In January 2007, the United Nations General Assembly passed a resolution calling on all countries to unconditionally reject any denial of the Holocaust, and the January 2022 resolution emphasized that “ignoring the historical truth about those terrible events increases the risk of their recurrence.”
Since 2005, a series of international events focused on preserving the memory of the Holocaust and other tragic events of World War II have been organized – the World Holocaust Forum. Its organizer is a special fund overseen by the European Jewish Congress, an international NGO representing the interests of European Jewry. To date, 5 such forums have been organized (in 2005, 2006, 2010, 2015 and 2020).

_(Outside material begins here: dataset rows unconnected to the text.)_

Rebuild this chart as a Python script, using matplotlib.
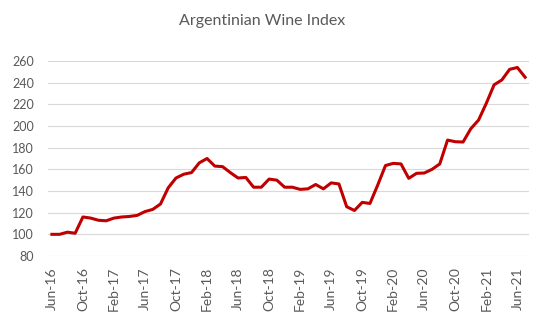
import matplotlib
matplotlib.use("Agg")
import matplotlib.pyplot as plt
import numpy as np

plt.rcParams['font.family'] = ['Lato', 'DejaVu Sans']

# Monthly index values, Jun-16 .. Jul-21
index_values = [100, 100, 102, 101, 116, 115, 113, 112.5, 115, 116,
                116.5, 117.5, 121, 123, 128, 143, 152, 155.5, 157, 166,
                170, 163, 162.5, 157, 152, 152.5, 143.5, 143.5, 151, 150,
                143.5, 143.5, 141.5, 142, 146, 142, 147.5, 146.5, 125.5, 122,
                129.5, 128.5, 145.5, 163.5, 165.5, 165, 151.7, 156.3, 156.6, 160,
                165, 187, 185.5, 185.2, 197.5, 205.5, 221, 238, 242.5, 252.3,
                254, 245]
tick_labels = ['Jun-16', 'Oct-16', 'Feb-17', 'Jun-17', 'Oct-17', 'Feb-18',
               'Jun-18', 'Oct-18', 'Feb-19', 'Jun-19', 'Oct-19', 'Feb-20',
               'Jun-20', 'Oct-20', 'Feb-21', 'Jun-21']
y_ticks = [80, 100, 120, 140, 160, 180, 200, 220, 240, 260]

months = np.arange(len(index_values))

fig = plt.figure(figsize=(5.44, 3.2), dpi=100)
ax = fig.add_axes([48/544, 1 - 256/320, (529 - 48)/544, (256 - 61)/320])

ax.plot(months, index_values, color='#c00000', linewidth=2.2, solid_joinstyle='round')

ax.set_xlim(-0.5, len(index_values) - 0.5)
ax.set_ylim(80, 260)
ax.set_yticks(y_ticks)
ax.set_xticks(np.arange(0, len(index_values), 4))
ax.set_xticklabels(tick_labels, rotation=90)

ax.grid(axis='y', color='#d9d9d9', linewidth=0.8)
ax.set_axisbelow(True)
for s in ax.spines.values():
    s.set_visible(False)
ax.tick_params(axis='both', length=0, labelcolor='#595959')
ax.tick_params(axis='y', pad=10, labelsize=9)
ax.tick_params(axis='x', pad=8, labelsize=10)

fig.text(262/544, 1 - 21/320, 'Argentinian Wine Index', ha='center', va='center',
         fontsize=11.5, color='#595959')

fig.savefig('out.png', dpi=100)
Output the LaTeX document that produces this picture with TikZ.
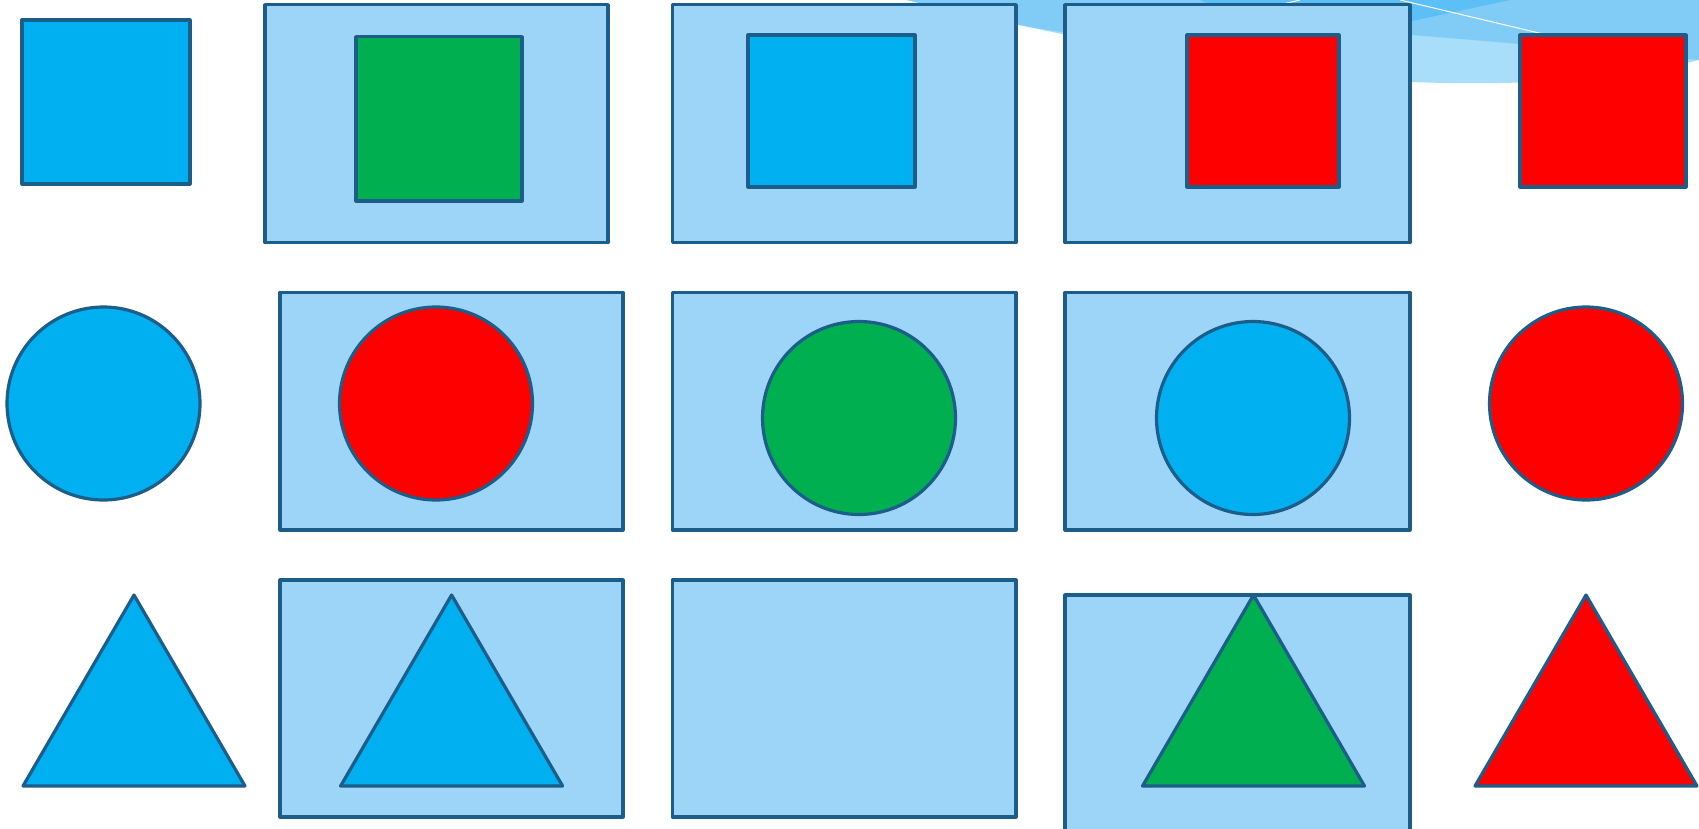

Every year on January 27, as well as before this day, various ceremonies are held at the United Nations headquarters in New York and at the United Nations offices (Vienna, Geneva and Nairobi), films about events related to the Holocaust are shown, thematic exhibitions are opened and other commemorative events are organized. In 2026, they united under the theme “Remembering the Holocaust in the name of dignity and human rights”.